Memiliki anak yang mandiri tentu membahagiakan.
Apakah kemandirian hanya dalam konteks membiarkan anak melakukan apa-apa sendiri? Tidak, Bunda.
Melatih disiplin, konsekuensi, paham dan taat aturan termasuk juga dalam kemandirian. Tentu saat membiarkan anak berlatih kemandirian, tetap harus dalam pengawasan.
Beberapa tahun tinggal di Jepang, saya mengamati fenomena unik. Tentang kemandirian anak Jepang yang sudah ditanamkan sejak kecil.
Semua ini terbentuk pastinya tak luput dari sistem lingkungan yang kondusif juga peran sekolah yang turut mendukung.

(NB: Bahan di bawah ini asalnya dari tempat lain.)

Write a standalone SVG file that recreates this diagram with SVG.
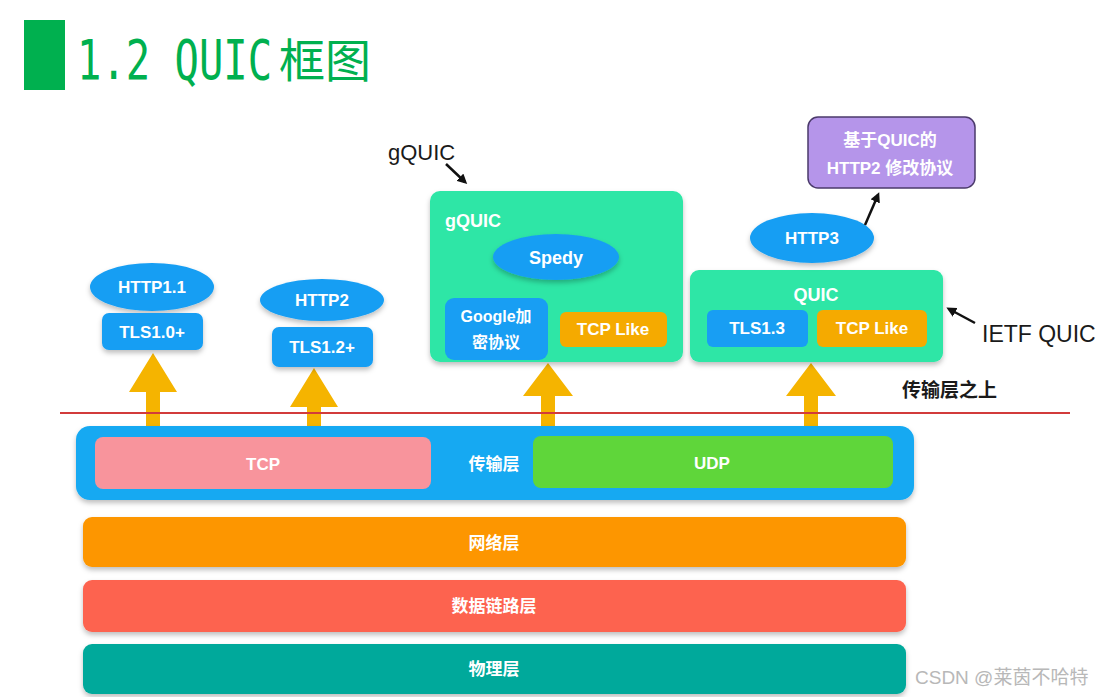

Berjalan kaki menuju sekolah tanpa diantar orang tua adalah hal yang biasa. Membersihkan ruang kelas setiap hari bersama teman & sensei juga merupakan pemandangan sehari-hari. Mengapa ya harus jalan kaki dan bersih-bersih? Bukankah ada mobil dan petugas kebersihan yang bisa kita suruh?
Hal yang mungkin tidak terpikirkan oleh kita, lewat bersih-bersih itulah anak belajar kemandirian. Dengan berjalan kaki ke sekolah, anak akan menemui rintangan dan ia akan menemukan solusinya. Inilah skill problem solving, yang bisa saja kita sebagai orang tua membantunya, namun tahan aja dulu.
Di Jepang sistem lalu lintasnya aman untuk anak berjalan kaki, dan pastinya hal ini tidak bisa kita bandingkan dengan kondisi di Indonesia. Maka kita bisa cari aktivitas lain yang mengasah problem solving anak. Ada masalah, ada solusi yang harus dipikirkan juga dipecahkan oleh anak secara mandiri.
Membiarkan anak memilih bajunya sendiri atau memilih mainan yang disukainya juga merupakan contoh melatih kemandirian pada anak. Ya, meskipun baju yang dipilihnya tak sesuai warnanya atau kaos kakinya beda sebelah. Tak apa, biarkan anak belajar menentukan pilihan dan tanggung jawab pada pilihannya.
Apapun aktivitasnya yang penting anak berlatih berpikir mandiri. Kita tahan dulu omelan, juga rasa was-was, khawatir dan segudang ketakutan yang kita miliki. “Aduh nanti kalau jatuh gimana?”
Atau, “Sini mama bantu.” Sering ya kita merasa begitu. Tahan ya Bunda, tahan!
Anak secara alami punya rasa mandiri. Terbukti dia berusaha tengkurap sendiri waktu masih bayi. Jangan sampai kita malah mematikan kemandirian itu. Karena kelak saat dewasa kita tak lagi menemaninya dan mengatur hidupnya. Biarkan ia punya rasa tanggung jawab dan inisiatif harus berbuat apa.
So, Bunda, latih terus rasa kemandirian anak. Dengan memberikan pilihan sekaligus konsekuensi, anak berlatih untuk berpikir dan bertanggung jawab atas segala risiko dari pilihannya. Bunda bisa juga mengadaptasi cara Jepang dengan melatih kemandirian anak lewat bersih-bersih lingkungan sejak dini. Siapkah Bunda?